_Objective_:
Give back exactly the lines from the beginning of the listing below to the line holding "from matplotlib.patches import Rectangle", both ends included; the pictures stay out.

_Extracted material_:
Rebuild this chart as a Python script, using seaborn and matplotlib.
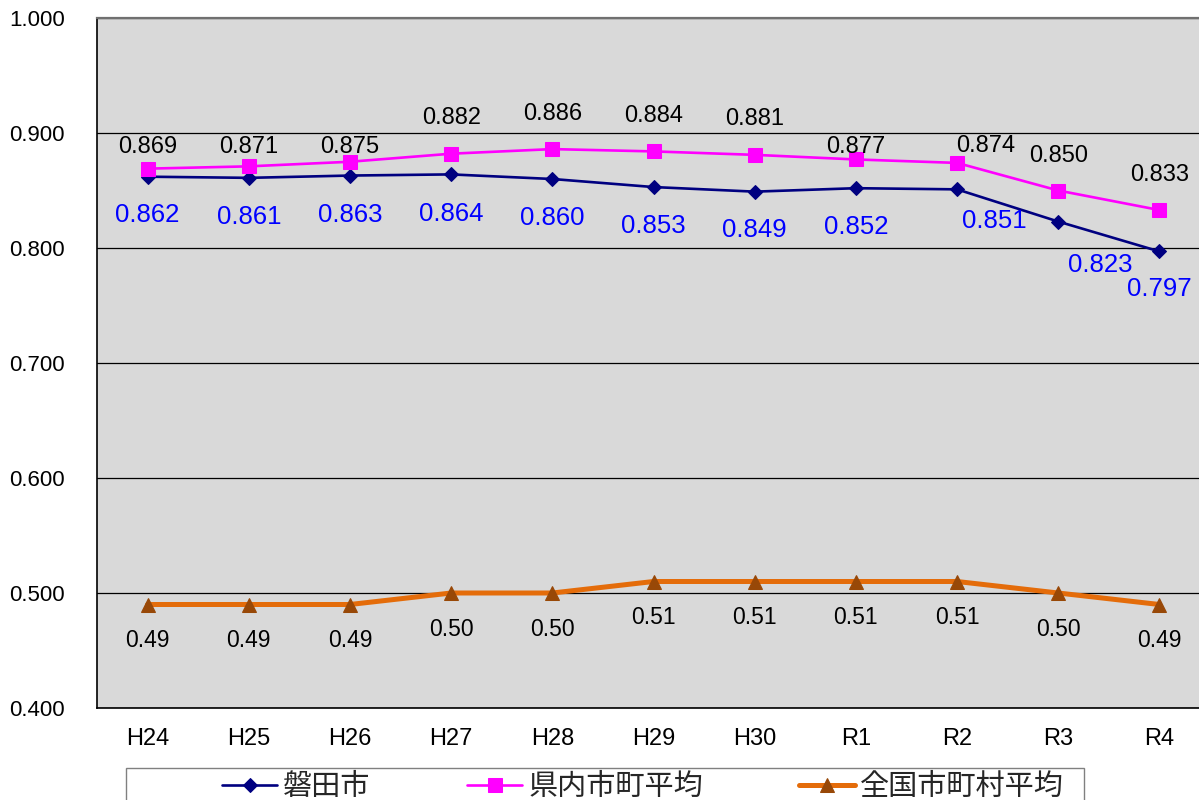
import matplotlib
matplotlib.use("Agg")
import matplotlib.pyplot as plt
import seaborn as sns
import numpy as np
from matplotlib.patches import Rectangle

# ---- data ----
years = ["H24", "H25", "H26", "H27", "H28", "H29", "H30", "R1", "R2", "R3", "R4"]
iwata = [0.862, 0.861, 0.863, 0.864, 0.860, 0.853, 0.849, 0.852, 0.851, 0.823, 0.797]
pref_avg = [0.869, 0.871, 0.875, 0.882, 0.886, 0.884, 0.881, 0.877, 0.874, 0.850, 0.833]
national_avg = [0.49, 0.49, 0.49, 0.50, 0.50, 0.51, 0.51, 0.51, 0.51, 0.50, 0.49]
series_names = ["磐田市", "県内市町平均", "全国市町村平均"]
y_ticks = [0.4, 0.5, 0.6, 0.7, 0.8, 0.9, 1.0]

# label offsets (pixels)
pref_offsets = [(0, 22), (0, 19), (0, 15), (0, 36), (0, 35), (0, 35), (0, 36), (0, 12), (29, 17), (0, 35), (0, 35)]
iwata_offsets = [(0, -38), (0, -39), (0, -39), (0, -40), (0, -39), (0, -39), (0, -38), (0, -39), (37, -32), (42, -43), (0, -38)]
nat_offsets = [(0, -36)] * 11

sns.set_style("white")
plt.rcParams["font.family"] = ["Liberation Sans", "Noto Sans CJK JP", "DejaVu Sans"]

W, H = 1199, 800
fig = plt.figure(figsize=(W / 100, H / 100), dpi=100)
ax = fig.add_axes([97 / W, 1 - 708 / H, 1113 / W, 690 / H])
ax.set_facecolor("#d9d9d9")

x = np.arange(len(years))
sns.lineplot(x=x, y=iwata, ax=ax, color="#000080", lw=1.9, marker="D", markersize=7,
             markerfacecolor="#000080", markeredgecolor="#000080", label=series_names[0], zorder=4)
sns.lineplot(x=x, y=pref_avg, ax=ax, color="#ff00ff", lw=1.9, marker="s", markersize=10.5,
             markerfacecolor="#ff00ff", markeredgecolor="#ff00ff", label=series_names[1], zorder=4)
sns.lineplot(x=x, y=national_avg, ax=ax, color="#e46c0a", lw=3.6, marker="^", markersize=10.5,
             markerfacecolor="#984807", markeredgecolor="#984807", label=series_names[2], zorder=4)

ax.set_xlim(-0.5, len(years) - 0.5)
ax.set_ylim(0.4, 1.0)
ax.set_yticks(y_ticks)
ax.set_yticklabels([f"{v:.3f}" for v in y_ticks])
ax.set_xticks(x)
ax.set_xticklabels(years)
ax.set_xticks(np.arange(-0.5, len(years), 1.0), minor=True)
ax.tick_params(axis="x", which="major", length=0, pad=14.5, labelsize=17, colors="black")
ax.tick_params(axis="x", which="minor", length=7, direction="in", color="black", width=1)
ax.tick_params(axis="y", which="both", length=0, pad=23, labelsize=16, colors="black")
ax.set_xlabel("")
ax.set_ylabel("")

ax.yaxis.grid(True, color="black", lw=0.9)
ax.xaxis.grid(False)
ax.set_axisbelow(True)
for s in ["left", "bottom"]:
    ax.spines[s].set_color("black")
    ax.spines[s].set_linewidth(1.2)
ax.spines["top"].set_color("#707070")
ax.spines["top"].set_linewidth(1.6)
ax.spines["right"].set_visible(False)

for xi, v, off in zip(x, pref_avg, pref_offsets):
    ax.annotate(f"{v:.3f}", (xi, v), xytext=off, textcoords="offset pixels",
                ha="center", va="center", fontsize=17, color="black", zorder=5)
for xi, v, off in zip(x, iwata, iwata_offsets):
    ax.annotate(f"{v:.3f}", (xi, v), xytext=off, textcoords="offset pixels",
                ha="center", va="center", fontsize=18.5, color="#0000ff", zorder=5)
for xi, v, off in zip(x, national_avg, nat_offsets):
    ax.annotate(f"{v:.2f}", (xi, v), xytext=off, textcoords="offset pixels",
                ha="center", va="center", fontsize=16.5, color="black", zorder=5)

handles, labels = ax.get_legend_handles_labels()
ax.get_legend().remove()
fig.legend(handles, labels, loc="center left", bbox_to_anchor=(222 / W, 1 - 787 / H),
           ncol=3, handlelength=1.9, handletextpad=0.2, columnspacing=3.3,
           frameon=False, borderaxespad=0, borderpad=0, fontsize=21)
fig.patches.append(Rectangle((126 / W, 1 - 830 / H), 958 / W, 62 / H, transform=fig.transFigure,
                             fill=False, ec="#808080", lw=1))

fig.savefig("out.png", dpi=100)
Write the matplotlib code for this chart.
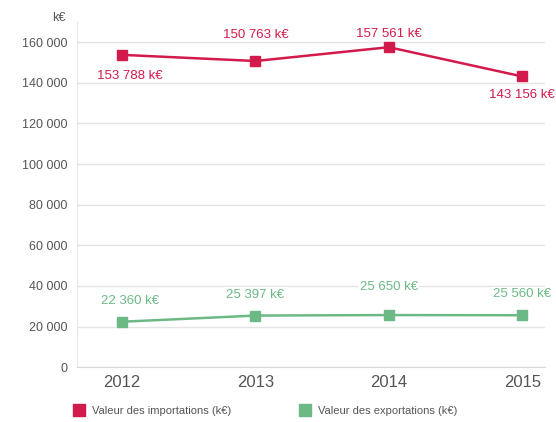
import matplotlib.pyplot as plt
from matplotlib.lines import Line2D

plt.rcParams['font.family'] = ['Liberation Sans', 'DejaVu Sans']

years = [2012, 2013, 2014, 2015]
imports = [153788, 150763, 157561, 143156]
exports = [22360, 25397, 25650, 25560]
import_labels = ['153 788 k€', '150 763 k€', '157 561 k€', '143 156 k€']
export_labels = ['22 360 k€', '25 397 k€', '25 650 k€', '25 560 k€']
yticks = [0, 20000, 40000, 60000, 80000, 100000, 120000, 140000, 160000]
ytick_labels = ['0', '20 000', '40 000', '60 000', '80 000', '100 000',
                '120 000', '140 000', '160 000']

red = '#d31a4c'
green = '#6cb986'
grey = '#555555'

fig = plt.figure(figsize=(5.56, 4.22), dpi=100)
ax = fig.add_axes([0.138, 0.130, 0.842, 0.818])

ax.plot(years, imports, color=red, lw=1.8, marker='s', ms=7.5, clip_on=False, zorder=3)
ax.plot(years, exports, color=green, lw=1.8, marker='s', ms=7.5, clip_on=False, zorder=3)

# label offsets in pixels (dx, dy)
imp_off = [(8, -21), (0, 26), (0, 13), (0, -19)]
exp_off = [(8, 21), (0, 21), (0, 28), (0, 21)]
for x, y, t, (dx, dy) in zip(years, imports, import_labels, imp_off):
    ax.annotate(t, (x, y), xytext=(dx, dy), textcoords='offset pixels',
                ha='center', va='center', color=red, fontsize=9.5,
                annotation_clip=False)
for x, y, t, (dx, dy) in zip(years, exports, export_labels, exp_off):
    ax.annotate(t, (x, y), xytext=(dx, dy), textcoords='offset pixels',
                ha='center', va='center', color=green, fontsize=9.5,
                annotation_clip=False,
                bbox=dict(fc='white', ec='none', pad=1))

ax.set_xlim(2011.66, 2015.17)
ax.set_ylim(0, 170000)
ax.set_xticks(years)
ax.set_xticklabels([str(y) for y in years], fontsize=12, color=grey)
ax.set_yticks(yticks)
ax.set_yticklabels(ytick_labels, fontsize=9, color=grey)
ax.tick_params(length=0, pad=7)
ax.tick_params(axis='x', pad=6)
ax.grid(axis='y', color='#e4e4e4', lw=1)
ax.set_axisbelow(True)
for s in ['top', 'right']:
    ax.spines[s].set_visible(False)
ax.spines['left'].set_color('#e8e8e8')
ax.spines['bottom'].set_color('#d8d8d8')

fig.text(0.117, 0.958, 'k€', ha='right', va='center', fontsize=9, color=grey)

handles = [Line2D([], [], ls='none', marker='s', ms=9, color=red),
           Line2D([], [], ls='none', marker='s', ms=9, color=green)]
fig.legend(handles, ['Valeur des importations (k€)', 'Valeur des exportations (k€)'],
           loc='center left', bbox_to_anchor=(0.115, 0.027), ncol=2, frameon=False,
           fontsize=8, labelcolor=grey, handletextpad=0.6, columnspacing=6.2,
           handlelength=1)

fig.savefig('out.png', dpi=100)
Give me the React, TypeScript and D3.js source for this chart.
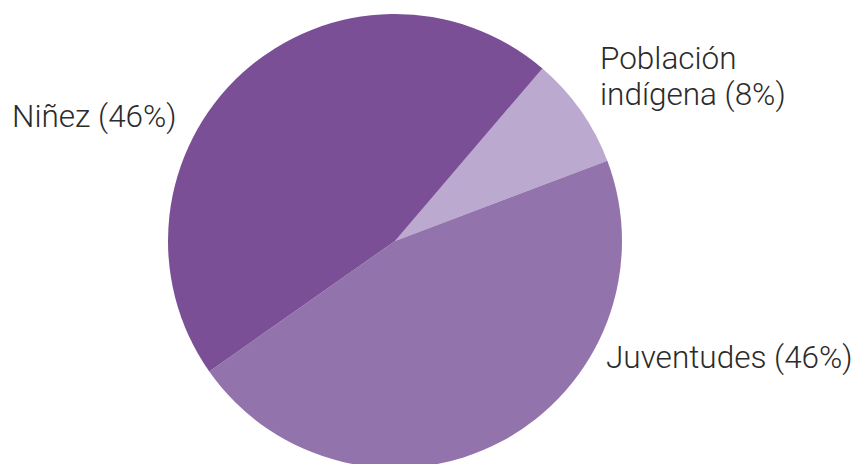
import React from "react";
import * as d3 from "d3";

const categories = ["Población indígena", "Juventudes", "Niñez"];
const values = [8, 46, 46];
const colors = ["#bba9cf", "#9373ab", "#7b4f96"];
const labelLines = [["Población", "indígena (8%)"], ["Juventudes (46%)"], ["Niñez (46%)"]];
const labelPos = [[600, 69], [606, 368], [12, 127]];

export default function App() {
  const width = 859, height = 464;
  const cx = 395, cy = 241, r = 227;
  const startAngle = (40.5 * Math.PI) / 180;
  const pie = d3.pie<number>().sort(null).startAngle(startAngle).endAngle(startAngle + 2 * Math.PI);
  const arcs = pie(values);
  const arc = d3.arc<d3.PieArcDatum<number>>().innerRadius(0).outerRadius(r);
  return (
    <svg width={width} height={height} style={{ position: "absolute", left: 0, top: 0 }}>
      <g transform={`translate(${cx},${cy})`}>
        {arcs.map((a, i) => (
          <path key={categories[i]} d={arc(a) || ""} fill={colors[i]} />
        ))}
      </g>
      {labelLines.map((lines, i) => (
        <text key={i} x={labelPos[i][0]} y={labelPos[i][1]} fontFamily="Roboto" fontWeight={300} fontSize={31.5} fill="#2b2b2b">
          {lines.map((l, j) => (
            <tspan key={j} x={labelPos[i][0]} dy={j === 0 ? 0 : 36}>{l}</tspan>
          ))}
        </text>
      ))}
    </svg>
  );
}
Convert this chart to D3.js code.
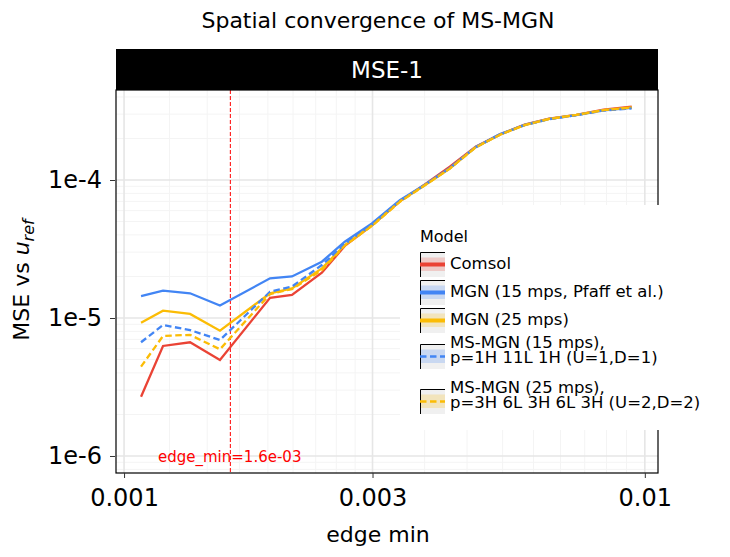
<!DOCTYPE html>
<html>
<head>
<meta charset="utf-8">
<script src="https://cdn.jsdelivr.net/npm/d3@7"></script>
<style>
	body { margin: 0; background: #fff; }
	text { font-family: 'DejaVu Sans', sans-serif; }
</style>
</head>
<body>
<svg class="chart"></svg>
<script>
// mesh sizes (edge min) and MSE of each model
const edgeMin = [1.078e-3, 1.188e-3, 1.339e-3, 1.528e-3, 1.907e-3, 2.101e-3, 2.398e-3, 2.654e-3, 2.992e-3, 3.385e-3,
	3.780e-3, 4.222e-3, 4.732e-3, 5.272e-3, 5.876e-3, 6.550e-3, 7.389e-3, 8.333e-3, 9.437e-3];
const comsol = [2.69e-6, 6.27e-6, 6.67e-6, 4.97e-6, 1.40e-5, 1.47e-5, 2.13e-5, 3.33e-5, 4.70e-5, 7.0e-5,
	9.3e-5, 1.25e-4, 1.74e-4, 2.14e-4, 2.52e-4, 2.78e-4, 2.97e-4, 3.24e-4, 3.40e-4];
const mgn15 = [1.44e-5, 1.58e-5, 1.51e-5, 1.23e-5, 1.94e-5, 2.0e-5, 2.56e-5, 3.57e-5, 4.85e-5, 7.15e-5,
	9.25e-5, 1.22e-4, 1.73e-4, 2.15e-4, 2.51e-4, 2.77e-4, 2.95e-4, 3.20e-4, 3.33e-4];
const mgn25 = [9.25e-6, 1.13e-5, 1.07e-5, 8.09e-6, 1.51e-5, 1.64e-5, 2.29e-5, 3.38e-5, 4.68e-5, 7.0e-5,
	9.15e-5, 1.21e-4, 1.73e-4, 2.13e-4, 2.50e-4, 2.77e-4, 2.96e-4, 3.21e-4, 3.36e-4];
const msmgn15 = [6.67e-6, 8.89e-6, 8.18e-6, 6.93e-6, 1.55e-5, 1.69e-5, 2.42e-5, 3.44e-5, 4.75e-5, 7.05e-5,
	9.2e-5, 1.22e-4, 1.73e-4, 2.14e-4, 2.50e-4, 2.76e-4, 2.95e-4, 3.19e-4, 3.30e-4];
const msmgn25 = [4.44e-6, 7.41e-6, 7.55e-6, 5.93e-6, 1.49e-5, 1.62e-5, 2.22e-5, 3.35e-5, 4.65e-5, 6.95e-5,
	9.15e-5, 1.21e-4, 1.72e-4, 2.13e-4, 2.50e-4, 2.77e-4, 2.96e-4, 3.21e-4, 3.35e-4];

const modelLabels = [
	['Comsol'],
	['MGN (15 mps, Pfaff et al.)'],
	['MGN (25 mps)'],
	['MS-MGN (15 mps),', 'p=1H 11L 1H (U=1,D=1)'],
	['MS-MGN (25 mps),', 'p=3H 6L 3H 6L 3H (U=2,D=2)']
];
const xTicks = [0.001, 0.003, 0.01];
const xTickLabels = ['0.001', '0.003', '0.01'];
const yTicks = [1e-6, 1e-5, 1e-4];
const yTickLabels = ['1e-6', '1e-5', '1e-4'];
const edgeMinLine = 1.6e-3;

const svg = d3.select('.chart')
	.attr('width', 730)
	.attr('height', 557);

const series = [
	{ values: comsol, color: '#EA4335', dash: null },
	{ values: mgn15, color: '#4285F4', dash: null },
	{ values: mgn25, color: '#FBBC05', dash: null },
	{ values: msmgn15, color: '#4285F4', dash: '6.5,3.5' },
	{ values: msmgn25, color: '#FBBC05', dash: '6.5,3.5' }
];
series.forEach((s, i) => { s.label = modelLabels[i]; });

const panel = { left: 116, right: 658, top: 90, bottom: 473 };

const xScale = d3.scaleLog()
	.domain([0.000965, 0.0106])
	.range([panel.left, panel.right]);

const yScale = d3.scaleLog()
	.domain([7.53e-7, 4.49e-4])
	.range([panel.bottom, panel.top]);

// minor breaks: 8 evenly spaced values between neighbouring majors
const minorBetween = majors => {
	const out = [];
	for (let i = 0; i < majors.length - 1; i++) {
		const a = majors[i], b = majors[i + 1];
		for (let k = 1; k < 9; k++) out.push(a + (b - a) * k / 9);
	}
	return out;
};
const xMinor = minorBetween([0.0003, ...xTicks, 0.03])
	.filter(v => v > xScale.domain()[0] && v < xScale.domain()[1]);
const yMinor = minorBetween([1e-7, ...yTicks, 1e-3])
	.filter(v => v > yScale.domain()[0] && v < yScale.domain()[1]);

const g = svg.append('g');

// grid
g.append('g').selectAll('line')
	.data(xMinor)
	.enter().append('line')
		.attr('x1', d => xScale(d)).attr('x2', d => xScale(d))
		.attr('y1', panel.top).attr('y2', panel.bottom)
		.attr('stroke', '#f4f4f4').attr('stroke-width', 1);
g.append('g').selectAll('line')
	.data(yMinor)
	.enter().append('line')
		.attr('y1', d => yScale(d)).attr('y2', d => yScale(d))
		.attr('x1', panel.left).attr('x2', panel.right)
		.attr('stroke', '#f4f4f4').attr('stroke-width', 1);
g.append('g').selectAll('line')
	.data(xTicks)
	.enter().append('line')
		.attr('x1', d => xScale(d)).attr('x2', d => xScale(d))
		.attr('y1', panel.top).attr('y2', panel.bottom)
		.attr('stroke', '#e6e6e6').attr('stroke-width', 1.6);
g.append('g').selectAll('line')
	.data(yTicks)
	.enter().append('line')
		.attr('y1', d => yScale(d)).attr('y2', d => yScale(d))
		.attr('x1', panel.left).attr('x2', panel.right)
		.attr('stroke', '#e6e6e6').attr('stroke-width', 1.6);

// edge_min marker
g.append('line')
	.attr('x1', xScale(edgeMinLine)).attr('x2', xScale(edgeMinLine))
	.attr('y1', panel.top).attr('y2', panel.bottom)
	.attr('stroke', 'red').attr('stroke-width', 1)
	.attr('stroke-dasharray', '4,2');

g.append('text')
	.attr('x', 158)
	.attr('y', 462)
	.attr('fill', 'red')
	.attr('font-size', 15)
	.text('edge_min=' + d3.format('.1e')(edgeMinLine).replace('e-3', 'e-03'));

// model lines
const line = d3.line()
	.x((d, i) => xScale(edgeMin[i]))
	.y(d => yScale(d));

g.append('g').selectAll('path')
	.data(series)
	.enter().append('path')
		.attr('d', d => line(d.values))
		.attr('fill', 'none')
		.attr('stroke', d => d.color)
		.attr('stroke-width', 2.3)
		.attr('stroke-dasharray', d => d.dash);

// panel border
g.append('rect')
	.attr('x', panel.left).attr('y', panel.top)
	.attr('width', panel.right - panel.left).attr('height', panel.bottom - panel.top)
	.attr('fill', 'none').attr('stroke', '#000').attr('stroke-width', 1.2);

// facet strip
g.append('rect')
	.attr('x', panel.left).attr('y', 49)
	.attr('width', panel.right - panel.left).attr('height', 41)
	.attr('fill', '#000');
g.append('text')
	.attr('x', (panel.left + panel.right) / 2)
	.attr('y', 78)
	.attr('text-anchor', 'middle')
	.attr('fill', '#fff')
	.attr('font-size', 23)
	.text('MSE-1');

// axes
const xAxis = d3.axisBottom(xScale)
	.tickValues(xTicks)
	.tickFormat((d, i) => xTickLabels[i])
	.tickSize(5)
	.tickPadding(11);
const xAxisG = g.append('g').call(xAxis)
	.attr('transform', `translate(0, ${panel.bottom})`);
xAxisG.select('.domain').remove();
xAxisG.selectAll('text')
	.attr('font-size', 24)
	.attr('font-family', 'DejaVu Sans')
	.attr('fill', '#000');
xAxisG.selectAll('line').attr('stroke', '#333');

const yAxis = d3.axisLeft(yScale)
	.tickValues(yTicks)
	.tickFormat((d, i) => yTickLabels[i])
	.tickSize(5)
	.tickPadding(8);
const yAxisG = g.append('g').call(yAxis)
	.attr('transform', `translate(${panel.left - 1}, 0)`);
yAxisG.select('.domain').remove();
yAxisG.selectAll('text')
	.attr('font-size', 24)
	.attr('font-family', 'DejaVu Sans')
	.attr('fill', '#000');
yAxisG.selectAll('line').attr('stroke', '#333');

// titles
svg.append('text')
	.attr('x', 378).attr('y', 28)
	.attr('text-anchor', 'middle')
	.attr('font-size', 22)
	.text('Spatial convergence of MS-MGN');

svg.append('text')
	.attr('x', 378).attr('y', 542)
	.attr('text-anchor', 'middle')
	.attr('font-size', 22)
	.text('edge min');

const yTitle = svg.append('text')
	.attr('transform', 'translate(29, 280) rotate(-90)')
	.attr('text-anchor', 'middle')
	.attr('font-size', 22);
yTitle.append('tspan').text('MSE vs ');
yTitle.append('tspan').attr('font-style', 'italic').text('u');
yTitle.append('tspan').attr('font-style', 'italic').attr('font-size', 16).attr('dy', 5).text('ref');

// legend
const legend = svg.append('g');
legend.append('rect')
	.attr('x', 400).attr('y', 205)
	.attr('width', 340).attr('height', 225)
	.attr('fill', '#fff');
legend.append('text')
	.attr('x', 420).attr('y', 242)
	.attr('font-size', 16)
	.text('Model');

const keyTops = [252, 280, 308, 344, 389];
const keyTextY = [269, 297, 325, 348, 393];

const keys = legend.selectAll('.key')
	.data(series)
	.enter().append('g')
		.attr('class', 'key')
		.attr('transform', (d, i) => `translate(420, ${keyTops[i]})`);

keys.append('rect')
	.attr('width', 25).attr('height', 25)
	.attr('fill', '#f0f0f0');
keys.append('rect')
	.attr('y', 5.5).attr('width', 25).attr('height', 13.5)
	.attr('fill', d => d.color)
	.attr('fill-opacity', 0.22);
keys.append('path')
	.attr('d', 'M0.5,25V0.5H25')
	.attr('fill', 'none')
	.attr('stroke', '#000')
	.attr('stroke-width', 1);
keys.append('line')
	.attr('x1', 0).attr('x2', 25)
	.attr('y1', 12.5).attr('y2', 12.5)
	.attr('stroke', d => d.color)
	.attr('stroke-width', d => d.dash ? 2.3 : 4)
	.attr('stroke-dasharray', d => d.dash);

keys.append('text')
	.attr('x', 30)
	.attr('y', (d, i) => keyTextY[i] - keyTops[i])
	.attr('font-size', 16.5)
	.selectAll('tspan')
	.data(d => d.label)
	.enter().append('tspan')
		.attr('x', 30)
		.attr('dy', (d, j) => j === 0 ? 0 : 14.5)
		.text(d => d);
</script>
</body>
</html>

_Result of this task_:
Rebuild this chart as a Python script, using seaborn and matplotlib.
import matplotlib
matplotlib.use("Agg")
import matplotlib.pyplot as plt
import seaborn as sns
import numpy as np
from matplotlib.patches import Rectangle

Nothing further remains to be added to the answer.